== DATASET ENTRIES ==

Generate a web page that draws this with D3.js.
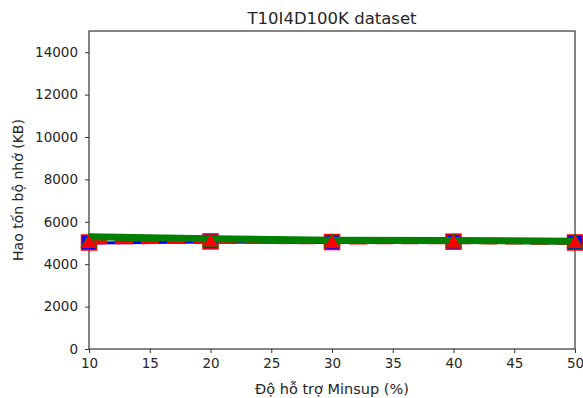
<!DOCTYPE html>
<html>
<head>
<meta charset="utf-8">
<script src="https://cdn.jsdelivr.net/npm/d3@7"></script>
<style>
    body { margin: 0; background: #fff; }
    svg { font-family: "DejaVu Sans", sans-serif; }
</style>
</head>
<body>
<svg id="chart" width="583" height="398"></svg>
<script>
(function () {

    // data
    var minsup = [10, 20, 30, 40, 50];
    var memBlue = [5000, 5050, 5020, 5040, 5000];
    var memRed = [5050, 5080, 5050, 5060, 5030];
    var memGreen = [5300, 5200, 5130, 5120, 5080];
    var xTicks = [10, 15, 20, 25, 30, 35, 40, 45, 50];
    var yTicks = [0, 2000, 4000, 6000, 8000, 10000, 12000, 14000];

    var left = 89, right = 575, top = 31, bottom = 349;
    var svg = d3.select("#chart");

    var x = d3.scaleLinear().domain([10, 50]).range([left, right]);
    var y = d3.scaleLinear().domain([0, 15000]).range([bottom, top]);

    var textColor = "#262626";

    // frame
    svg.append("rect")
        .attr("x", left).attr("y", top)
        .attr("width", right - left).attr("height", bottom - top)
        .attr("fill", "none").attr("stroke", "#333").attr("stroke-width", 1.2);

    var xAxis = svg.append("g")
        .attr("transform", "translate(0," + bottom + ")")
        .call(d3.axisBottom(x).tickValues(xTicks).tickSize(4).tickPadding(5).tickFormat(d3.format("d")));
    var yAxis = svg.append("g")
        .attr("transform", "translate(" + left + ",0)")
        .call(d3.axisLeft(y).tickValues(yTicks).tickSize(4).tickPadding(7).tickFormat(d3.format("d")));

    [xAxis, yAxis].forEach(function (g) {
        g.attr("font-family", "DejaVu Sans").attr("font-size", 13.5);
        g.select(".domain").remove();
        g.selectAll(".tick line").attr("stroke", "#333");
        g.selectAll(".tick text").attr("fill", textColor);
    });

    var line = d3.line()
        .x(function (d, i) { return x(minsup[i]); })
        .y(function (d) { return y(d); });

    var plot = svg.append("g");

    // blue series with square markers
    plot.append("path").datum(memBlue)
        .attr("d", line).attr("fill", "none")
        .attr("stroke", "blue").attr("stroke-width", 3);
    plot.selectAll(".sq").data(memBlue).enter().append("rect")
        .attr("x", function (d, i) { return x(minsup[i]) - 7.5; })
        .attr("y", function (d) { return y(d) - 8; })
        .attr("width", 15).attr("height", 15)
        .attr("fill", "blue").attr("stroke", "red").attr("stroke-width", 1.5);

    // red dashed series
    plot.append("path").datum(memRed)
        .attr("d", line).attr("fill", "none")
        .attr("stroke", "red").attr("stroke-width", 5)
        .attr("stroke-dasharray", "18,8");

    // green series with triangle markers
    plot.append("path").datum(memGreen)
        .attr("d", line).attr("fill", "none")
        .attr("stroke", "green").attr("stroke-width", 7);
    plot.selectAll(".tri").data(memRed).enter().append("path")
        .attr("transform", function (d, i) { return "translate(" + x(minsup[i]) + "," + (y(d) + 1) + ")"; })
        .attr("d", d3.symbol().type(d3.symbolTriangle).size(110))
        .attr("fill", "red").attr("stroke", "green").attr("stroke-width", 1);

    // title and labels
    svg.append("text")
        .attr("x", (left + right) / 2).attr("y", 24)
        .attr("text-anchor", "middle").attr("fill", textColor)
        .style("font-size", "16.5px")
        .text("T10I4D100K dataset");

    svg.append("text")
        .attr("x", (left + right) / 2).attr("y", 394)
        .attr("text-anchor", "middle").attr("fill", textColor)
        .style("font-size", "14.5px")
        .text("Độ hỗ trợ Minsup (%)");

    svg.append("text")
        .attr("transform", "translate(23," + ((top + bottom) / 2) + ") rotate(-90)")
        .attr("text-anchor", "middle").attr("fill", textColor)
        .style("font-size", "14px")
        .text("Hao tốn bộ nhớ (KB)");

})();
</script>
</body>
</html>
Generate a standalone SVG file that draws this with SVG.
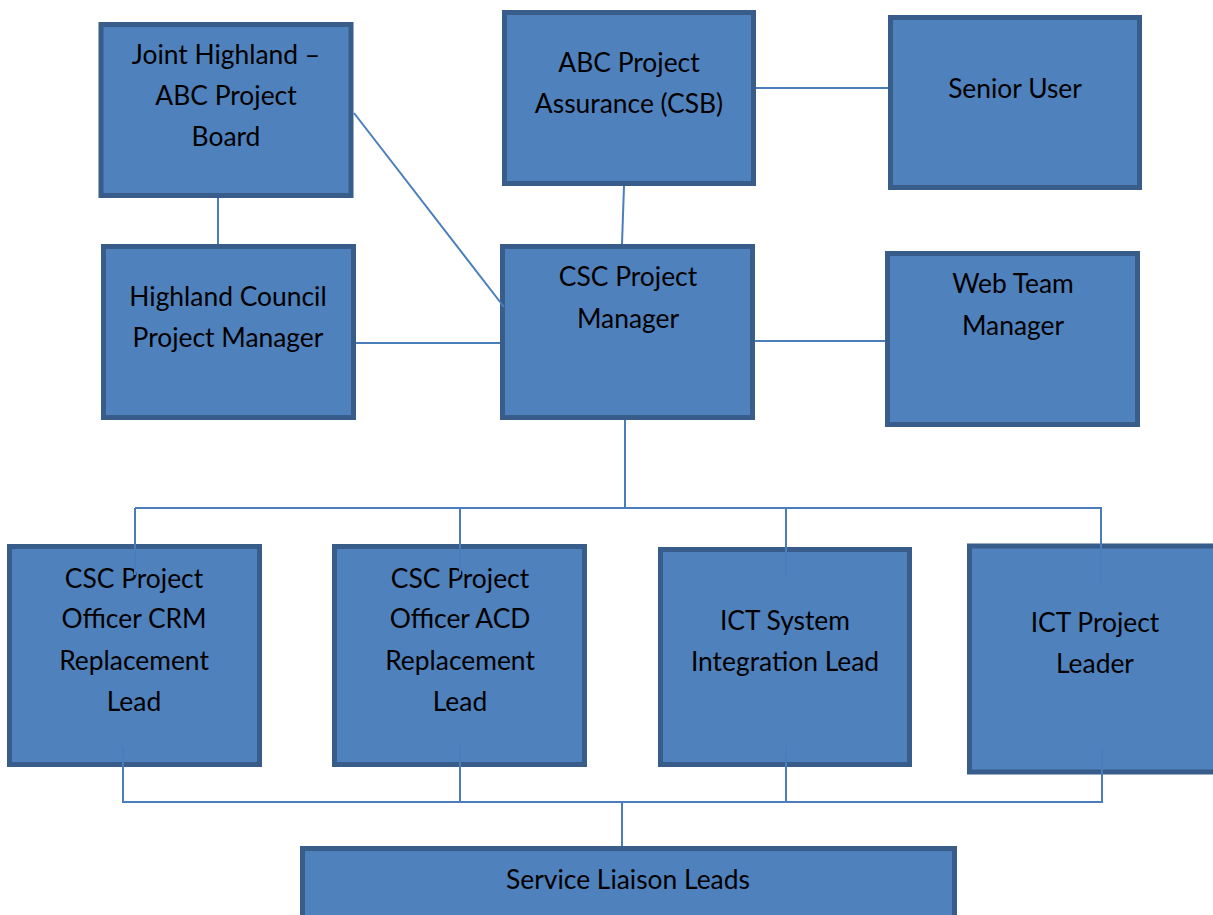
<svg xmlns="http://www.w3.org/2000/svg" width="1213" height="915" viewBox="0 0 1213 915">
  <style>
    .box { fill: #4F81BD; stroke: #385D8A; stroke-width: 5; }
    .lbl { font-family: Lato, "Open Sans", "Liberation Sans", sans-serif; font-size: 26.4px; fill: #000; text-anchor: middle; }
    .wire { stroke: #4A7EBB; stroke-width: 2; fill: none; }
  </style>
  <rect width="1213" height="915" fill="#fff"/>

  <g id="joint-board">
    <rect class="box" x="101" y="24.5" width="250" height="171"/>
    <text class="lbl" x="226" y="64">Joint Highland –</text>
    <text class="lbl" x="226" y="105">ABC Project</text>
    <text class="lbl" x="226" y="146">Board</text>
  </g>
  <g id="hc-project-manager">
    <rect class="box" x="103.5" y="246.5" width="250" height="171"/>
    <text class="lbl" x="228" y="306">Highland Council</text>
    <text class="lbl" x="228" y="347">Project Manager</text>
  </g>
  <g id="abc-assurance">
    <rect class="box" x="504.5" y="12.5" width="249" height="171"/>
    <text class="lbl" x="629" y="72">ABC Project</text>
    <text class="lbl" x="629" y="113">Assurance (CSB)</text>
  </g>
  <g id="senior-user">
    <rect class="box" x="890.5" y="17.5" width="249" height="170"/>
    <text class="lbl" x="1015" y="98">Senior User</text>
  </g>
  <g id="csc-project-manager">
    <rect class="box" x="502.5" y="246.5" width="250" height="171"/>
    <text class="lbl" x="628" y="286">CSC Project</text>
    <text class="lbl" x="628" y="328">Manager</text>
  </g>
  <g id="web-team-manager">
    <rect class="box" x="887.5" y="253.5" width="250" height="171"/>
    <text class="lbl" x="1013" y="293">Web Team</text>
    <text class="lbl" x="1013" y="335">Manager</text>
  </g>
  <g id="officer-crm">
    <rect class="box" x="9.5" y="546.5" width="250" height="218"/>
    <text class="lbl" x="134" y="588">CSC Project</text>
    <text class="lbl" x="134" y="628">Officer CRM</text>
    <text class="lbl" x="134" y="670">Replacement</text>
    <text class="lbl" x="134" y="711">Lead</text>
  </g>
  <g id="officer-acd">
    <rect class="box" x="334.5" y="546.5" width="250" height="218"/>
    <text class="lbl" x="460" y="588">CSC Project</text>
    <text class="lbl" x="460" y="628">Officer ACD</text>
    <text class="lbl" x="460" y="670">Replacement</text>
    <text class="lbl" x="460" y="711">Lead</text>
  </g>
  <g id="ict-integration">
    <rect class="box" x="660.5" y="549.5" width="249" height="215"/>
    <text class="lbl" x="785" y="630">ICT System</text>
    <text class="lbl" x="785" y="671">Integration Lead</text>
  </g>
  <g id="ict-leader">
    <rect class="box" x="969.5" y="546" width="250" height="226"/>
    <text class="lbl" x="1095" y="632">ICT Project</text>
    <text class="lbl" x="1095" y="673">Leader</text>
  </g>
  <g id="service-liaison">
    <rect class="box" x="302.5" y="848.5" width="652" height="70"/>
    <text class="lbl" x="628" y="889">Service Liaison Leads</text>
  </g>

  <g id="connectors">
    <line class="wire" x1="218" y1="198" x2="218" y2="244"/>
    <line class="wire" x1="354" y1="113" x2="504" y2="307"/>
    <line class="wire" x1="624" y1="186" x2="622" y2="244"/>
    <line class="wire" x1="756" y1="88" x2="888" y2="88"/>
    <line class="wire" x1="356" y1="343" x2="500" y2="343"/>
    <line class="wire" x1="755" y1="341" x2="885" y2="341"/>
    <line class="wire" x1="625" y1="420" x2="625" y2="508"/>
    <line class="wire" x1="135" y1="508" x2="1101" y2="508"/>
    <line class="wire" x1="135" y1="508" x2="135" y2="575"/>
    <line class="wire" x1="460" y1="508" x2="460" y2="575"/>
    <line class="wire" x1="786" y1="508" x2="786" y2="576"/>
    <line class="wire" x1="1101" y1="507" x2="1101" y2="584"/>
    <polyline class="wire" points="123,747 123,802 1102,802 1102,748"/>
    <line class="wire" x1="460" y1="745" x2="460" y2="802"/>
    <line class="wire" x1="786" y1="745" x2="786" y2="802"/>
    <line class="wire" x1="622" y1="802" x2="622" y2="846"/>
  </g>
</svg>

===

TASK INSTRUCTIONS ▸
Collect each line holding the string "Generate".

ANSWER TO THIS TASK ▸
Generate a web page that draws this with D3.js.
Generate a standalone SVG file that draws this with SVG.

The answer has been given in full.